# WHAT IS NEEDED
Drop the images; return everything else in the listing below exactly.

# DATA SEGMENT
=====

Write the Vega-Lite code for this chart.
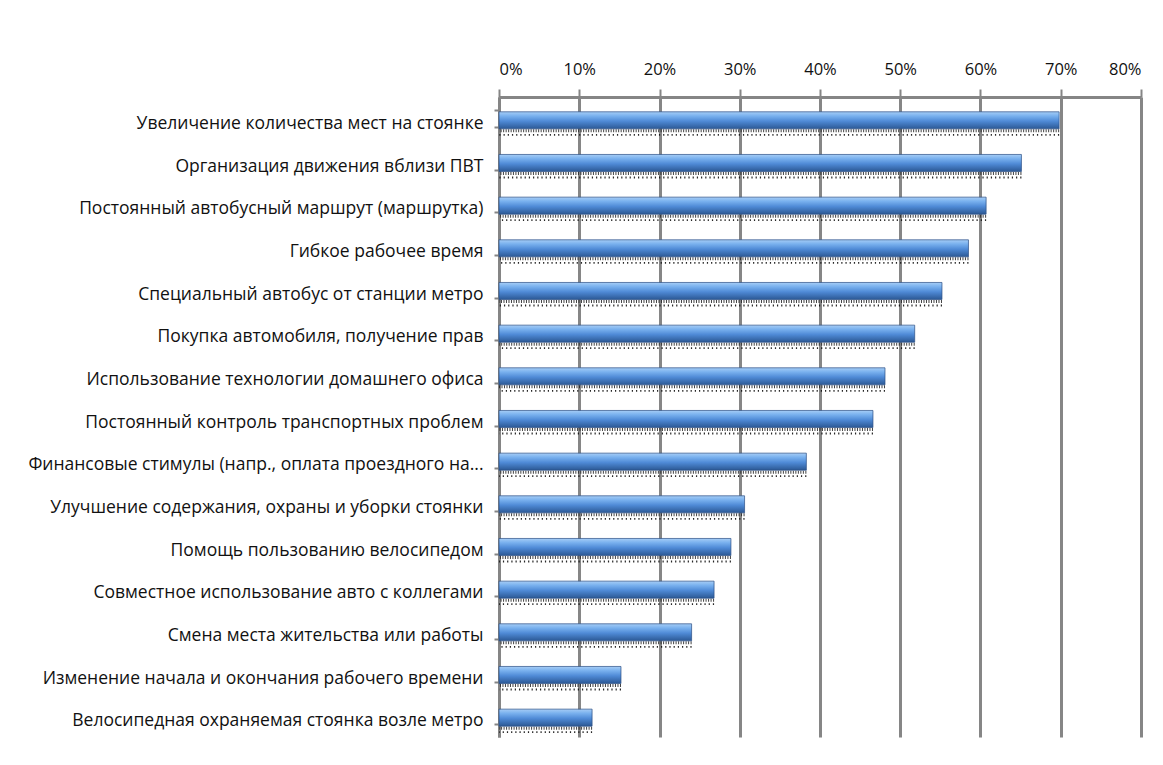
{
  "$schema": "https://vega.github.io/schema/vega-lite/v6.json",
  "width": 642,
  "height": 640,
  "autosize": {"type": "none"},
  "padding": {"left": 499, "top": 97, "right": 22, "bottom": 28},
  "background": "white",
  "config": {
    "view": {"stroke": null},
    "font": "Open Sans"
  },
  "data": {
    "values": [
      {"measure": "Увеличение количества мест на стоянке", "share": 0.698},
      {"measure": "Организация движения вблизи ПВТ", "share": 0.651},
      {"measure": "Постоянный автобусный маршрут (маршрутка)", "share": 0.607},
      {"measure": "Гибкое рабочее время", "share": 0.585},
      {"measure": "Специальный автобус от станции метро", "share": 0.552},
      {"measure": "Покупка автомобиля, получение прав", "share": 0.518},
      {"measure": "Использование технологии домашнего офиса", "share": 0.481},
      {"measure": "Постоянный контроль транспортных проблем", "share": 0.466},
      {"measure": "Финансовые стимулы (напр., оплата проездного на...", "share": 0.383},
      {"measure": "Улучшение содержания, охраны и уборки стоянки", "share": 0.306},
      {"measure": "Помощь пользованию велосипедом", "share": 0.289},
      {"measure": "Совместное использование авто с коллегами", "share": 0.268},
      {"measure": "Смена места жительства или работы", "share": 0.240},
      {"measure": "Изменение начала и окончания рабочего времени", "share": 0.152},
      {"measure": "Велосипедная охраняемая стоянка возле метро", "share": 0.116}
    ]
  },
  "encoding": {
    "y": {
      "field": "measure",
      "type": "nominal",
      "sort": null,
      "scale": {"paddingInner": 0.6, "paddingOuter": 0.3},
      "axis": {
        "title": null,
        "labelFontSize": 17.5,
        "labelColor": "#111111",
        "labelLimit": 600,
        "labelPadding": 11,
        "labelOffset": 5,
        "domainColor": "#858585",
        "domainWidth": 3,
        "tickColor": "#858585",
        "tickWidth": 2,
        "tickSize": 5,
        "tickBand": "extent",
        "grid": false
      }
    },
    "x": {
      "field": "share",
      "type": "quantitative",
      "scale": {"domain": [0, 0.8], "nice": false},
      "axis": {
        "orient": "top",
        "title": null,
        "format": ".0%",
        "values": [0, 0.1, 0.2, 0.3, 0.4, 0.5, 0.6, 0.7, 0.8],
        "labelFontSize": 16.5,
        "labelColor": "#111111",
        "labelPadding": 12,
        "domainColor": "#858585",
        "domainWidth": 3,
        "tickColor": "#858585",
        "tickWidth": 2,
        "tickSize": 8,
        "grid": true,
        "gridColor": "#868686",
        "gridWidth": 3
      }
    }
  },
  "layer": [
    {
      "mark": {"type": "rule", "yOffset": 12.5, "strokeWidth": 3, "strokeDash": [1, 1.5], "color": "#222222", "opacity": 0.85},
      "encoding": {
        "x2": {"datum": 0}
      }
    },
    {
      "mark": {"type": "rule", "yOffset": 16.5, "strokeWidth": 1.8, "strokeDash": [1.2, 3], "color": "#111111", "opacity": 0.9},
      "encoding": {
        "x2": {"datum": 0}
      }
    },
    {
      "mark": {
        "type": "bar",
        "yOffset": 2,
        "stroke": "#2a4e84",
        "strokeWidth": 0.7,
        "color": {
          "gradient": "linear",
          "x1": 0, "y1": 0, "x2": 0, "y2": 1,
          "stops": [
            {"offset": 0, "color": "#a6cdf6"},
            {"offset": 0.25, "color": "#78b0ee"},
            {"offset": 0.55, "color": "#4f8ad6"},
            {"offset": 1, "color": "#2b5894"}
          ]
        }
      },
      "encoding": {}
    }
  ]
}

=====

# TASK SOLUTION
Write the Vega-Lite code for this chart.
{
  "$schema": "https://vega.github.io/schema/vega-lite/v6.json",
  "width": 642,
  "height": 640,
  "autosize": {"type": "none"},
  "padding": {"left": 499, "top": 97, "right": 22, "bottom": 28},
  "background": "white",
  "config": {
    "view": {"stroke": null},
    "font": "Open Sans"
  },
  "data": {
    "values": [
      {"measure": "Увеличение количества мест на стоянке", "share": 0.698},
      {"measure": "Организация движения вблизи ПВТ", "share": 0.651},
      {"measure": "Постоянный автобусный маршрут (маршрутка)", "share": 0.607},
      {"measure": "Гибкое рабочее время", "share": 0.585},
      {"measure": "Специальный автобус от станции метро", "share": 0.552},
      {"measure": "Покупка автомобиля, получение прав", "share": 0.518},
      {"measure": "Использование технологии домашнего офиса", "share": 0.481},
      {"measure": "Постоянный контроль транспортных проблем", "share": 0.466},
      {"measure": "Финансовые стимулы (напр., оплата проездного на...", "share": 0.383},
      {"measure": "Улучшение содержания, охраны и уборки стоянки", "share": 0.306},
      {"measure": "Помощь пользованию велосипедом", "share": 0.289},
      {"measure": "Совместное использование авто с коллегами", "share": 0.268},
      {"measure": "Смена места жительства или работы", "share": 0.240},
      {"measure": "Изменение начала и окончания рабочего времени", "share": 0.152},
      {"measure": "Велосипедная охраняемая стоянка возле метро", "share": 0.116}
    ]
  },
  "encoding": {
    "y": {
      "field": "measure",
      "type": "nominal",
      "sort": null,
      "scale": {"paddingInner": 0.6, "paddingOuter": 0.3},
      "axis": {
        "title": null,
        "labelFontSize": 17.5,
        "labelColor": "#111111",
        "labelLimit": 600,
        "labelPadding": 11,
        "labelOffset": 5,
        "domainColor": "#858585",
        "domainWidth": 3,
        "tickColor": "#858585",
        "tickWidth": 2,
        "tickSize": 5,
        "tickBand": "extent",
        "grid": false
      }
    },
    "x": {
      "field": "share",
      "type": "quantitative",
      "scale": {"domain": [0, 0.8], "nice": false},
      "axis": {
        "orient": "top",
        "title": null,
        "format": ".0%",
        "values": [0, 0.1, 0.2, 0.3, 0.4, 0.5, 0.6, 0.7, 0.8],
        "labelFontSize": 16.5,
        "labelColor": "#111111",
        "labelPadding": 12,
        "domainColor": "#858585",
        "domainWidth": 3,
        "tickColor": "#858585",
        "tickWidth": 2,
        "tickSize": 8,
        "grid": true,
        "gridColor": "#868686",
        "gridWidth": 3
      }
    }
  },
  "layer": [
    {
      "mark": {"type": "rule", "yOffset": 12.5, "strokeWidth": 3, "strokeDash": [1, 1.5], "color": "#222222", "opacity": 0.85},
      "encoding": {
        "x2": {"datum": 0}
      }
    },
    {
      "mark": {"type": "rule", "yOffset": 16.5, "strokeWidth": 1.8, "strokeDash": [1.2, 3], "color": "#111111", "opacity": 0.9},
      "encoding": {
        "x2": {"datum": 0}
      }
    },
    {
      "mark": {
        "type": "bar",
        "yOffset": 2,
        "stroke": "#2a4e84",
        "strokeWidth": 0.7,
        "color": {
          "gradient": "linear",
          "x1": 0, "y1": 0, "x2": 0, "y2": 1,
          "stops": [
            {"offset": 0, "color": "#a6cdf6"},
            {"offset": 0.25, "color": "#78b0ee"},
            {"offset": 0.55, "color": "#4f8ad6"},
            {"offset": 1, "color": "#2b5894"}
          ]
        }
      },
      "encoding": {}
    }
  ]
}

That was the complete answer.